Opposition leaders in Zimbabwe say supporters of President Robert Mugabe have launched a campaign of violence in order to derail elections 10 days ago, which they say they won.  The accusation comes as a court in Harare began hearings on the delayed results of the presidential vote.  VOA's Scott Bobb reports from our Southern Africa Bureau in Johannesburg.

The secretary-general of the opposition Movement for Democratic Change (MDC), Tendai Biti, says militias of the ruling ZANU-PF party are being armed and are attacking MDC supporters in what he called massive post-election violence.

Biti appealed to African governments to intervene in what he called the constitutional and legal crisis in Zimbabwe.

Meanwhile, Commercial Farmers Union leader Trevor Gifford said supporters of Mr. Mugabe have evicted farmers who were thought to have supported the opposition.

"Sixty farmers have been removed from their farms since Saturday evening and of those 60, two are black commercial farmers and the remainder are white commercial farmers," he said.

He said it reminded some of the period following the elections of 2000 and 2002 in which all, but a few hundred of Zimbabwe's 4,000 white farmers were evicted and their farms given to liberation-war veterans and government officials.

"We have information at hand, which shows to us that this is state sponsored," he added.  "It is directed by parts of the military, the [ruling] party and the war veterans.  And basically, we are getting very little support in trying to sort out this problem."

The high court in Harare began an urgent hearing at the request of the opposition on whether to oblige the Zimbabwe Election Commission to release results of the presidential election 10 days ago.

The Commission has released results from the parliamentary election showing the opposition won a majority of the seats.  And it has released results from Senate elections showing the two sides won an equal number of seats.

But results for the presidential vote have not been released.  The opposition and pro-democracy civic groups say their tallies of official results posted outside polling centers show MDC leader Morgan Tsvangirai defeated Mr.
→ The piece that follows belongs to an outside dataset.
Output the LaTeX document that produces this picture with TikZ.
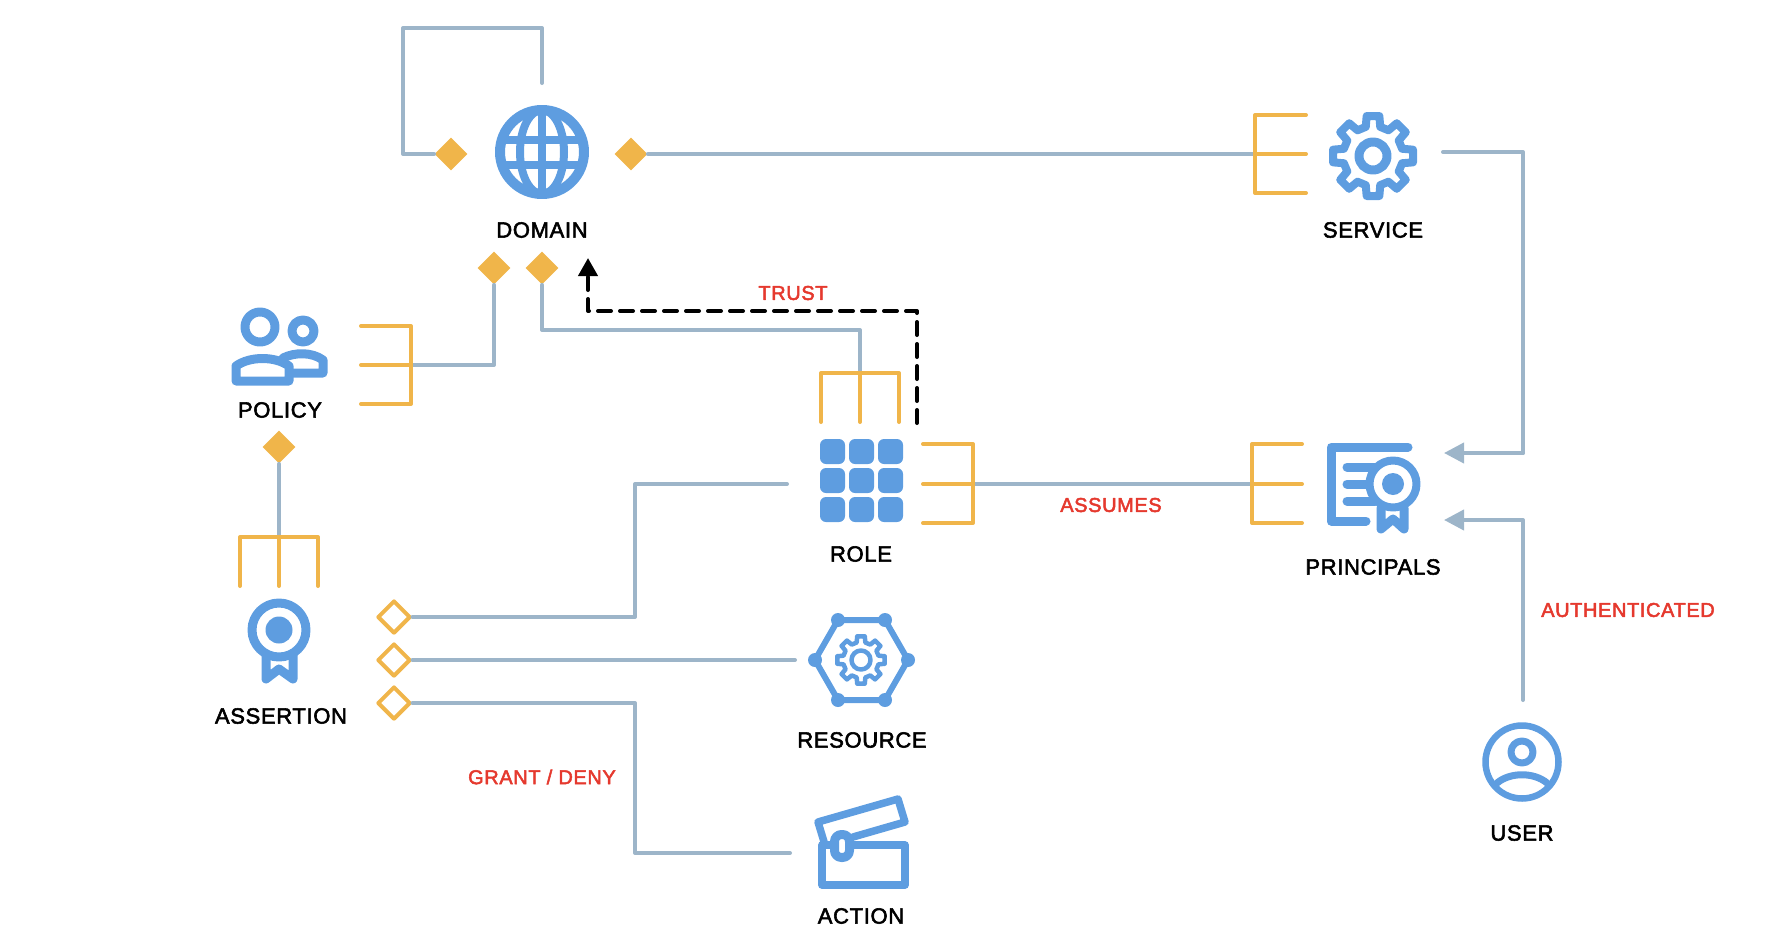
\documentclass[tikz,border=0pt]{standalone}
\usepackage{fontspec}
\newfontfamily\lblfont{Liberation Sans}[FakeBold=2.5,LetterSpace=3]
\usetikzlibrary{shapes.geometric,arrows.meta}
\definecolor{iconblue}{HTML}{5E9DE0}
\definecolor{linegray}{HTML}{9DB5C9}
\definecolor{forkyellow}{HTML}{F0B54A}
\definecolor{labelred}{HTML}{E5392E}
\tikzset{
	conn/.style={draw=linegray,line width=2pt,line cap=round},
	fork/.style={draw=forkyellow,line width=2pt,line cap=round,line join=round},
	icon/.style={draw=iconblue,line width=4.5pt,line cap=round,line join=round},
	solid diam/.style={diamond,fill=forkyellow,inner sep=0pt,minimum size=16.5pt},
	open diam/.style={diamond,draw=forkyellow,fill=white,line width=2pt,line join=round,inner sep=0pt,minimum size=16.5pt},
	iconlabel/.style={font=\lblfont\fontsize{11}{13}\selectfont,text=black,inner sep=0pt},
	rellabel/.style={font=\lblfont\fontsize{10}{12}\selectfont,text=labelred,inner sep=0pt},
}
% cog outline, 8 teeth
\newcommand{\cogpath}[2]{%
	(90-9:#1) \foreach \a in {90,135,...,405}{
		-- ({\a-9}:#1) -- ({\a+9}:#1) -- ({\a+14}:#2) -- ({\a+31}:#2)
	} -- cycle}
\begin{document}
\begin{tikzpicture}[x=0.5pt,y=-0.5pt,line join=round]
	\useasboundingbox (0,0) rectangle (1774,948);
	% connector ends
	\coordinate (domtop) at (542,83);
	\coordinate (domloop) at (403,28);
	\coordinate (svcfork) at (1255,154);
	\coordinate (svcout) at (1443,152);
	\coordinate (svcbend) at (1523,453);
	\coordinate (princA) at (1444,453);
	\coordinate (princB) at (1444,520);
	\coordinate (usertop) at (1523,700);
	\coordinate (polfork) at (411,365);
	\coordinate (rolefork) at (860,373);
	\coordinate (roleright) at (973,484);
	\coordinate (princfork) at (1252,484);
	\coordinate (roleleft) at (787,484);
	\coordinate (bend) at (635,617);
	\coordinate (resleft) at (795,660);
	\coordinate (actleft) at (790,853);
	\coordinate (assfork) at (279,537);
	\coordinate (rolebar) at (860,330);
	\coordinate (trustA) at (917,423);
	\coordinate (trustB) at (588,311);
	\coordinate (trustC) at (588,258);
	% connectors
	\node[solid diam] (domL) at (451,154) {};
	\node[solid diam] (domR) at (631,154) {};
	\node[solid diam] (domP) at (494,268) {};
	\node[solid diam] (domE) at (542,268) {};
	\node[solid diam] (polD) at (279,447) {};
	\node[open diam] (assA) at (394,617) {};
	\node[open diam] (assB) at (394,660) {};
	\node[open diam] (assC) at (394,703) {};
	\draw[conn] (domL.west) -| (domloop) -| (domtop);
	\draw[conn] (domR.east) -- (svcfork);
	\draw[conn] (svcout) -| (svcbend);
	\draw[conn,-{Triangle[length=10pt,width=10pt]}] (svcbend) -- (princA);
	\draw[conn,-{Triangle[length=10pt,width=10pt]}] (usertop) |- (princB);
	\draw[conn] (domP.south) |- (polfork);
	\draw[conn] (domE.south) |- (rolebar) -- (rolefork);
	\draw[conn] (polD.south) -- (assfork);
	\draw[conn] (roleright) -- (princfork);
	\draw[conn] (assA.east) -- (bend) |- (roleleft);
	\draw[conn] (assB.east) -- (resleft);
	\draw[conn] (assC.east) -| (bend |- actleft) -- (actleft);
	\draw[draw=black,line width=2pt,line cap=round,dash pattern=on 6.5pt off 4.5pt,-{Triangle[length=9pt,width=9.5pt]}]
		(trustA) |- (trustB) -- (trustC);
	% forks
	\draw[fork] (1306,115) -- (1255,115) -- (1255,193) -- (1306,193) (1255,154) -- (1306,154);
	\draw[fork] (361,326) -- (411,326) -- (411,404) -- (361,404) (411,365) -- (361,365);
	\draw[fork] (821,422) -- (821,373) -- (899,373) -- (899,422) (860,373) -- (860,422);
	\draw[fork] (923,444) -- (973,444) -- (973,523) -- (923,523) (973,484) -- (923,484);
	\draw[fork] (1302,444) -- (1252,444) -- (1252,523) -- (1302,523) (1252,484) -- (1302,484);
	\draw[fork] (240,586) -- (240,537) -- (318,537) -- (318,586) (279,537) -- (279,586);
	% domain icon
	\begin{scope}[shift={(542,152)}]
		\draw[icon,line width=5pt] (0,0) circle (42);
		\draw[icon,line width=4pt] (0,0) ellipse (22 and 42);
		\draw[icon,line width=4pt,line cap=butt] (0,-42) -- (0,42) (-42,-12.5) -- (42,-12.5) (-42,12.5) -- (42,12.5);
	\end{scope}
	% service icon
	\begin{scope}[shift={(1373,156)}]
		\draw[icon,line width=4pt] \cogpath{40.5}{30};
		\draw[icon] (0,0) circle (14);
	\end{scope}
	% policy icon
	\draw[icon] (260,327) circle (15);
	\draw[icon] (303,331) circle (11);
	\draw[icon] (283,358) .. controls (295,352) and (312,352) .. (323,360) -- (323,373) -- (292,373);
	\draw[icon] (236,381) -- (236,366) .. controls (250,356) and (275,356) .. (289,366) -- (289,381) -- cycle;
	% role icon
	\foreach \cx in {832.5,861.5,890.5}
		\foreach \cy in {451.5,480.5,509.5}
			\fill[iconblue,rounded corners=3pt] (\cx-12.5,\cy-12.5) rectangle (\cx+12.5,\cy+12.5);
	% principals icon
	\draw[icon] (1408,447) -- (1331,447) -- (1331,521) -- (1366,521);
	\draw[icon] (1347,467) -- (1378,467) (1347,484) -- (1367,484) (1347,501) -- (1375,501);
	\draw[icon] (1381,508) -- (1381,529) -- (1393,519) -- (1404,529) -- (1404,508);
	\draw[icon,fill=white,line width=4pt] (1393,484) circle (23.5);
	\fill[iconblue] (1393,484) circle (11);
	% assertion icon
	\draw[icon] (266,652) -- (266,679) -- (279,669) -- (293,679) -- (293,652);
	\draw[icon,fill=white] (279,630) circle (27);
	\fill[iconblue] (279,630) circle (13.5);
	% resource icon
	\draw[icon,line width=3pt] (815,660) -- (838,620) -- (885,620) -- (908,660) -- (885,700) -- (838,700) -- cycle;
	\foreach \hx/\hy in {815/660,838/620,885/620,908/660,885/700,838/700}
		\fill[iconblue] (\hx,\hy) circle (7);
	\begin{scope}[shift={(861,660)}]
		\draw[icon,line width=2.25pt] \cogpath{24}{18};
		\draw[icon,line width=2.25pt] (0,0) circle (9.5);
	\end{scope}
	% action icon
	\draw[icon,line width=3.75pt] (825,845) -- (818,822) -- (898,799) -- (905,822) -- (853,837);
	\draw[icon,line width=3.75pt] (822,845) rectangle (905,885);
	\draw[icon,fill=white,rounded corners=3.5pt] (834.5,834.5) rectangle (849.5,857.5);
	% user icon
	\draw[icon,line width=3.25pt] (1522,762) circle (36.5);
	\draw[icon,line width=3.5pt] (1522,752) circle (11);
	\draw[icon,line width=3.5pt] (1497,783) .. controls (1510,772) and (1534,772) .. (1547,783);
	% names
	\node[iconlabel] (domlabel) at (542,230) {DOMAIN};
	\node[iconlabel] (svclabel) at (1373,230) {SERVICE};
	\node[iconlabel] (pollabel) at (280,410) {POLICY};
	\node[iconlabel] (rolelabel) at (861,554) {ROLE};
	\node[iconlabel] (princlabel) at (1373,567) {PRINCIPALS};
	\node[iconlabel] (asslabel) at (281,716) {ASSERTION};
	\node[iconlabel] (reslabel) at (862,740) {RESOURCE};
	\node[iconlabel] (actlabel) at (861,916) {ACTION};
	\node[iconlabel] (userlabel) at (1522,833) {USER};
	\node[rellabel] (trustlabel) at (793,293) {TRUST};
	\node[rellabel] (assumeslabel) at (1111,505) {ASSUMES};
	\node[rellabel] (authlabel) at (1628,610) {AUTHENTICATED};
	\node[rellabel] (grantlabel) at (542,777) {GRANT / DENY};
\end{tikzpicture}
\end{document}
Mugabe and may have won the 50 percent majority needed be declared the winner outright.

The government has asked for a recount of many of the results and has arrested five electoral officials, accusing them of undercounting votes for Mr. Mugabe.  ZANU-PF leaders have indicated they are preparing for a runoff election, which is required if no presidential candidate wins 50 percent of the vote.  By law a runoff must be held within 21 days of the announcement of the results.

The opposition says these moves are part of an orchestrated attempt by the ruling party to overturn its first defeat since independence 28 years ago.  Western governments have expressed concern over the delay, but South African President Thabo Mbeki urged patience Monday, saying the process should be allowed to take its course.